There is a lot wrong with religions, in my view, and I propose to set out a few thoughts on the subject.
But in my post “Mission Report”, elsewhere, I attempted to establish an important thing that is not wrong with it.
A common attack on Christianity (to name the religion we know best) is that its beliefs are false. But this is not what is wrong with it, even if Christians insist that their beliefs are true and we know they are not. In “Mission Report”, I claimed that “all religion is magic”, and so by definition beyond reason and the laws of nature. For magic to work, it must be believed, and so it is not surprising that in a modern world which is well-educated in reason and the laws of nature, Christians want to claim that reason and nature are on their side: even if, for some, it means denying Evolution. If you want to stop a limpet clinging to a rock, you will not persuade it to let go by argument. If you use a hammer and chisel to get it off, you can do it, but it will claim martyrdom and the moral victory, so no point trying. A limpet is a limpet and will relax its grip only when it wants to.
OK, so what then is wrong with religion? I’ll confess that I have not drawn up a list of topics under this heading. There is just one I have in mind, which inspired me to write the article. Let me be leisurely (let us be leisurely, dear reader!) so that I can start with the background to asking the question “What’s wrong with religion?” It started from a Sunday morning conversation, in bed. It’s that time when the BBC gives a nod towards Christianity, and sometimes it plays hymns that we both remember from childhood. In Jamaica where she grew up religion is taken very seriously indeed. For me, the boarding school system was based on full-blown lip-service, hypocritical where necessary, to the Church of England. It was part of the landscape, one of the great shrines to worship at, along with cricket, the responsibilities of Empire and the Queen. Together they were a kind of unified package. Alfred Lord Tennyson in his poem The Charge of the Light Brigade got the spirit precisely:
Theirs not to reason why;
Theirs but to do or die.
There was an element of military discipline about it. We were being trained for adult life, wherein the rules might seem arbitrary and cruel. To us, kept in order by fear of the cane, they sometimes seemed that way already. Knowing the Old Testament was a good way to get into that spirit, for the Lord God of the Children of Israel set a more violent example than anything we’d ever be asked to do. I mentioned this topic in a Bible-reading post, “The anointing of Saul”.
For K, brought up in an ex-colony, favourite destination of missionaries,the emphasis was somewhat different. If you were a church member, much would be demanded from you. That was part of the price to be paid for salvation, I guess. The Pentecostal Church was one of the most demanding. You’d be in trouble if the hem of your dress was an inch higher than approved, and so on.

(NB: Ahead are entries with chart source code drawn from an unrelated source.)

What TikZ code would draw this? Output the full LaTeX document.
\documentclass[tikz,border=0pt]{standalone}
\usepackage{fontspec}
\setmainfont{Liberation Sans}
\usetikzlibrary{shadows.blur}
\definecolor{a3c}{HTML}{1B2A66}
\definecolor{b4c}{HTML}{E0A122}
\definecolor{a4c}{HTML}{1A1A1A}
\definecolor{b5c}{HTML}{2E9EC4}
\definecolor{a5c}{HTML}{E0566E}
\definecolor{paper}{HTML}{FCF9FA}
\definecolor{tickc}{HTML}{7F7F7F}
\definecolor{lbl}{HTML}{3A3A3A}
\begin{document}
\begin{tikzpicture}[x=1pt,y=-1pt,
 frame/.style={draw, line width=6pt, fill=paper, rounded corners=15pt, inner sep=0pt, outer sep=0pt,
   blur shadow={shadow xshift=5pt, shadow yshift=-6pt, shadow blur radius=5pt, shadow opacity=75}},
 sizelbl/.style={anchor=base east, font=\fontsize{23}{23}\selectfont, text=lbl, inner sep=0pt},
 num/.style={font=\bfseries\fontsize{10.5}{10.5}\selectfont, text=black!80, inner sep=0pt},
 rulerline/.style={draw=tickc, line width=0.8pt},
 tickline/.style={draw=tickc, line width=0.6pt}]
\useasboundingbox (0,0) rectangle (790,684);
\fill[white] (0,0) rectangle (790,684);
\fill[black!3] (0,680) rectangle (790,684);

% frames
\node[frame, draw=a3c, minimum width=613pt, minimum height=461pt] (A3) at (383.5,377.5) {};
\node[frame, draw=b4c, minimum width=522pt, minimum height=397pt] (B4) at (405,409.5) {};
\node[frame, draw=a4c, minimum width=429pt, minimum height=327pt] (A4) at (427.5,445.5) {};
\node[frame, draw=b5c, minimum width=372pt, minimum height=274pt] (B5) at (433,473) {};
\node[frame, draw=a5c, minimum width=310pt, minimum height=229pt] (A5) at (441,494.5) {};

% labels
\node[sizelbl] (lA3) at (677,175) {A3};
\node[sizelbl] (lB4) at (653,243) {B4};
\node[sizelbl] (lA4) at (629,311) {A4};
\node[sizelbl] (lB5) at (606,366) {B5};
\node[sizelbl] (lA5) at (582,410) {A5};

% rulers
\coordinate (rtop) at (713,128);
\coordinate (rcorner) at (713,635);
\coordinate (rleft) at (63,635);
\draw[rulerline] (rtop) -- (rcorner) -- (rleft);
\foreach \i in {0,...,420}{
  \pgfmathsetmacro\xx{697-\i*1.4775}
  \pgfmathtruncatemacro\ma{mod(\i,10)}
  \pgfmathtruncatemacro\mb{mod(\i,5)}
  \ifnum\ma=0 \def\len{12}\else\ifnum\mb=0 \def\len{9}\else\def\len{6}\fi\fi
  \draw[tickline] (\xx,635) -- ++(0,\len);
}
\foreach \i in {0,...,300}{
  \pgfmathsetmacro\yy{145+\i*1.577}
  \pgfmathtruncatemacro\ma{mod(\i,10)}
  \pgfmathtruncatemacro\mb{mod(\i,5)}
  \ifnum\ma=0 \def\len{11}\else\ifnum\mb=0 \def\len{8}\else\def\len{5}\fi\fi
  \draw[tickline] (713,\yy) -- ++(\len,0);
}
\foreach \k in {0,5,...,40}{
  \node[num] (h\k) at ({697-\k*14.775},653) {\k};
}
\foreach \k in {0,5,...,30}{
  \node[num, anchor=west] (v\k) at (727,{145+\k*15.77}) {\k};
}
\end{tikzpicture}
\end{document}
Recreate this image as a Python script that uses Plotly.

But then I reflected that every religion shares this characteristic of a price to pay. It would be false to say that it’s imposed from a higher authority and forced upon the worshipper, just as false as saying that in capitalism, you are forced to buy the products you see advertised on television. You are attracted to them, and part with your dollars voluntarily. The more you have paid, the less you are willing to ask yourself whether the benefit you have received was worth the cost or matched up to the expectation. But if you do so ask yourself, you may well come to the conclusion that you did not invest enough: you shouldn’t have gone for the cheapest option. Translating this back into the price you might have to pay (I mean in commitment) to be one of the faithful in church, you can understand the pressure (from within your own self) to do penance, to repent your sins, to attend revivalist meetings and all the rest. It is human nature “to throw good money after bad”. If you will forgive the change of metaphor, no one is going to choose a moment when you are on the deepest ocean and furthest from shore, as a good time time to jump ship. Or to put it even more simply, the true believer is in it up to his or her neck. Treat such a person like a poor animal stuck in a trap: with compassion.
The half-mad street-preacher, who rants about damnation in the marketplace to heedless passers-by, is desperate to recapture that feeling of being saved. He’s willing to be mocked and ignored for it. In this act, he is taking up his cross and following his Lord, the better to knock on Heaven’s door.
This, then, is wrong with religion. It is very bad indeed for those who take it too seriously, the screws in whose heads might loosen during life’s bumpy ride. What makes it worse is the pastors whose income comes from their flock. The shepherd metaphor has its sinister side, for in real life, metaphors apart, every lamb is being nurtured for ultimate slaughter. Real-life shepherds don’t just love the pretty lambs who gambol in Spring. It’s a business which works best when your flock is sheepish.
I’d better stop. Metaphors have a life of their own. They can run out of control, like wolves in sheeps’ clothing!